Given task:
Report how many lines hold the word "page"; answer with the number alone.

Given data:

---------------

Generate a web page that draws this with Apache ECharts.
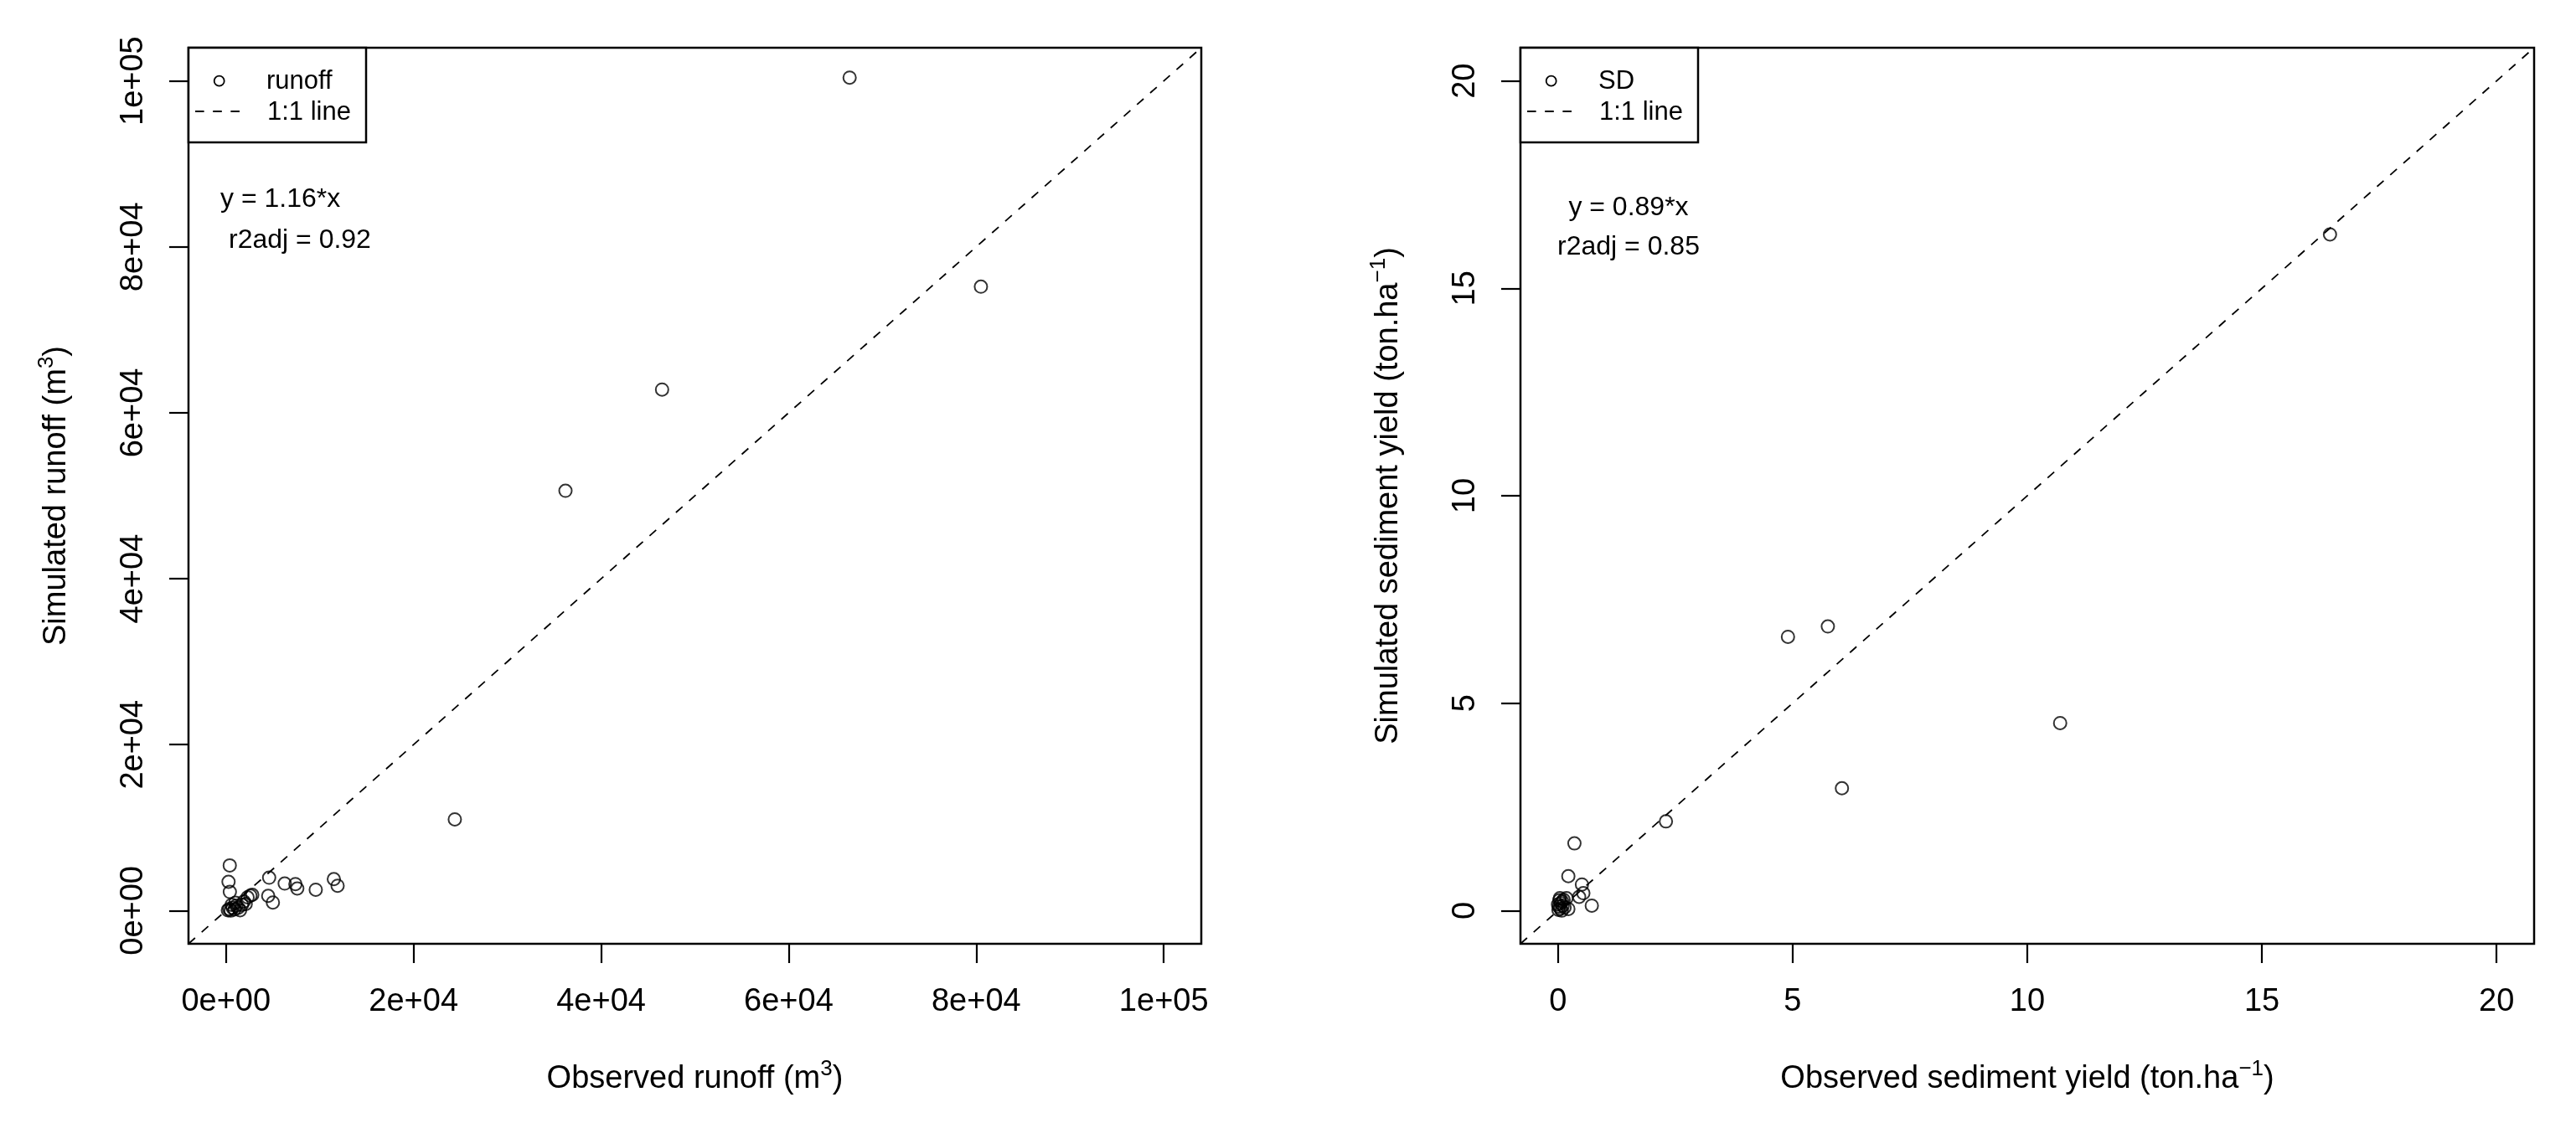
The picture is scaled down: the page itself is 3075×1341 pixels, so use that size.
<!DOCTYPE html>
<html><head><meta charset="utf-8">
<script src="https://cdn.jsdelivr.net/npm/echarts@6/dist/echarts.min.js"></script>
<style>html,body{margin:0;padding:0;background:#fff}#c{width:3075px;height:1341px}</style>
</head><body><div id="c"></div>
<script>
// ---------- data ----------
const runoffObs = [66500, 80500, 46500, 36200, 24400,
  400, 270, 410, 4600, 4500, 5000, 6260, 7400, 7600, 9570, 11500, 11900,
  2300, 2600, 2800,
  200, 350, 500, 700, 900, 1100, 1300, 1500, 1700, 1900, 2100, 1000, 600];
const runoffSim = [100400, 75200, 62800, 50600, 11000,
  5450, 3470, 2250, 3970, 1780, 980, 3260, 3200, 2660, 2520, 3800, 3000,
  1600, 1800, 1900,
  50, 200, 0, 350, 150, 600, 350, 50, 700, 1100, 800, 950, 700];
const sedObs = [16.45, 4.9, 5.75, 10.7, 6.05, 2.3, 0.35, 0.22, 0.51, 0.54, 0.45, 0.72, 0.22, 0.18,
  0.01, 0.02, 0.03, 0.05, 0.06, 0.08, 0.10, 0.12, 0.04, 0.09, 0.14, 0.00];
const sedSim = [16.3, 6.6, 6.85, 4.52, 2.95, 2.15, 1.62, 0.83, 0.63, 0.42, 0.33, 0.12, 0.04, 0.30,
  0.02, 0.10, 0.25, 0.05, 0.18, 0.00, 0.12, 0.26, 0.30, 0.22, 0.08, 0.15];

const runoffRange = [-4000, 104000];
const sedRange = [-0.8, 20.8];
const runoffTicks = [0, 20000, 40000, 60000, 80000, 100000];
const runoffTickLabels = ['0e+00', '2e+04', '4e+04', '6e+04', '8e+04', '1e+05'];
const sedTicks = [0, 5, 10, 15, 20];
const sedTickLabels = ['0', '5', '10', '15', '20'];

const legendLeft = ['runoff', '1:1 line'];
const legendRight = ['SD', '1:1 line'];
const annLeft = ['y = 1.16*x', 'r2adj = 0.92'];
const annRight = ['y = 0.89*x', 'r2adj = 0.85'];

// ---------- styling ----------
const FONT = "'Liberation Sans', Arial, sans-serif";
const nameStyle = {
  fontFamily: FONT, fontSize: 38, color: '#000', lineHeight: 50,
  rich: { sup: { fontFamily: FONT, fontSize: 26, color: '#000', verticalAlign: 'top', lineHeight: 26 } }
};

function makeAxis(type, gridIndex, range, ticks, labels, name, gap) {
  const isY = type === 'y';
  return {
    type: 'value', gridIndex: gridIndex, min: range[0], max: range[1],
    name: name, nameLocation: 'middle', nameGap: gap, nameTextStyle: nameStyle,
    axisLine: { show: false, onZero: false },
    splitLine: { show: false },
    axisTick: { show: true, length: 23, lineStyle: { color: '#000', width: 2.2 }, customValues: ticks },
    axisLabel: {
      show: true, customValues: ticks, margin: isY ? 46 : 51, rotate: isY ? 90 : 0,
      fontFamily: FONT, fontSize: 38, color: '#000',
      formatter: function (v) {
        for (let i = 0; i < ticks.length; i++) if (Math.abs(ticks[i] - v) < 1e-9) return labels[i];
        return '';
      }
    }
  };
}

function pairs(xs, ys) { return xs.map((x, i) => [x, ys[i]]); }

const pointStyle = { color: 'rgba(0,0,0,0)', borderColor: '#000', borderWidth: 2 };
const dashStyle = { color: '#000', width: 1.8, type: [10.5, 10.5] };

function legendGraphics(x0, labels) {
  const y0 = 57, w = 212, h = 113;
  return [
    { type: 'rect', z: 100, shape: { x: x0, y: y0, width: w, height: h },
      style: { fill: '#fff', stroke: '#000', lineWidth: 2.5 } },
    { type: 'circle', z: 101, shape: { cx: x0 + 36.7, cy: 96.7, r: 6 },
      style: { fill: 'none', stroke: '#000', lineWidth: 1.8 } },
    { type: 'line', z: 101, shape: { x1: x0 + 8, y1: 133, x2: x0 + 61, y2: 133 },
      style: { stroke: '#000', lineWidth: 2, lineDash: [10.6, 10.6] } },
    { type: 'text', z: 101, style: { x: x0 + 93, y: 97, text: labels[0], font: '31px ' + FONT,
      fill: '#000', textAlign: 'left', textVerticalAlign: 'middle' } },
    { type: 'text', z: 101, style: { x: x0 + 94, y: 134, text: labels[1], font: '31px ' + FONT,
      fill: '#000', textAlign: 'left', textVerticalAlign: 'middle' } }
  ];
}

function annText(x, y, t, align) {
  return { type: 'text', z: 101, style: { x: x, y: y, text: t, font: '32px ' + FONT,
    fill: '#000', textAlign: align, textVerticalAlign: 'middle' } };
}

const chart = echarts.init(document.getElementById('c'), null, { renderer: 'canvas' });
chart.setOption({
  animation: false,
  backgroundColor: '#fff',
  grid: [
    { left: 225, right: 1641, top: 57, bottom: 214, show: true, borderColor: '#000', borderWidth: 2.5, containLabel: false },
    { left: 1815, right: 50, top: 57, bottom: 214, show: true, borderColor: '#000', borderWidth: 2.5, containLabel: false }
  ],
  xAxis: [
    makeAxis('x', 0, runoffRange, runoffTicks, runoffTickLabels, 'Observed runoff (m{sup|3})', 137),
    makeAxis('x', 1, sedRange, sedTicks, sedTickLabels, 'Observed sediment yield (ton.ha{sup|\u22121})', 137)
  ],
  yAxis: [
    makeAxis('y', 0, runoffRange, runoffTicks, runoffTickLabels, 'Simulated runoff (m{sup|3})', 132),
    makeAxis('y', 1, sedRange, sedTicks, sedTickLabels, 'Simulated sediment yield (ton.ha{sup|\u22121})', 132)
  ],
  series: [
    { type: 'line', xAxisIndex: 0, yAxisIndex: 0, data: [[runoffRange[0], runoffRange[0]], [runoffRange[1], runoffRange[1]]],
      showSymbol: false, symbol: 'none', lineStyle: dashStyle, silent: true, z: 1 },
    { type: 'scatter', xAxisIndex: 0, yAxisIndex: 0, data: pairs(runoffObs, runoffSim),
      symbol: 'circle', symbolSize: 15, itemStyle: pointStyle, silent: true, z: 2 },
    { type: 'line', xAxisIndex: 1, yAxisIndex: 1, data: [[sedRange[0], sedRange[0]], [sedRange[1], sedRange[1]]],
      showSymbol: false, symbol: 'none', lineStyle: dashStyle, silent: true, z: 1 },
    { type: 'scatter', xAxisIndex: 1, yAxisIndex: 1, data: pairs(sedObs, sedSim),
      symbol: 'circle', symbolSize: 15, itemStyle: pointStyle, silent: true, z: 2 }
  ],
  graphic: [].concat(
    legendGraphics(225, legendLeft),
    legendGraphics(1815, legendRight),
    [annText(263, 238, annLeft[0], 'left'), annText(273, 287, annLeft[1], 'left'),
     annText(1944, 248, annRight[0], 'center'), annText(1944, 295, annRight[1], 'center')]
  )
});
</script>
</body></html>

---------------

Answer to this problem:
2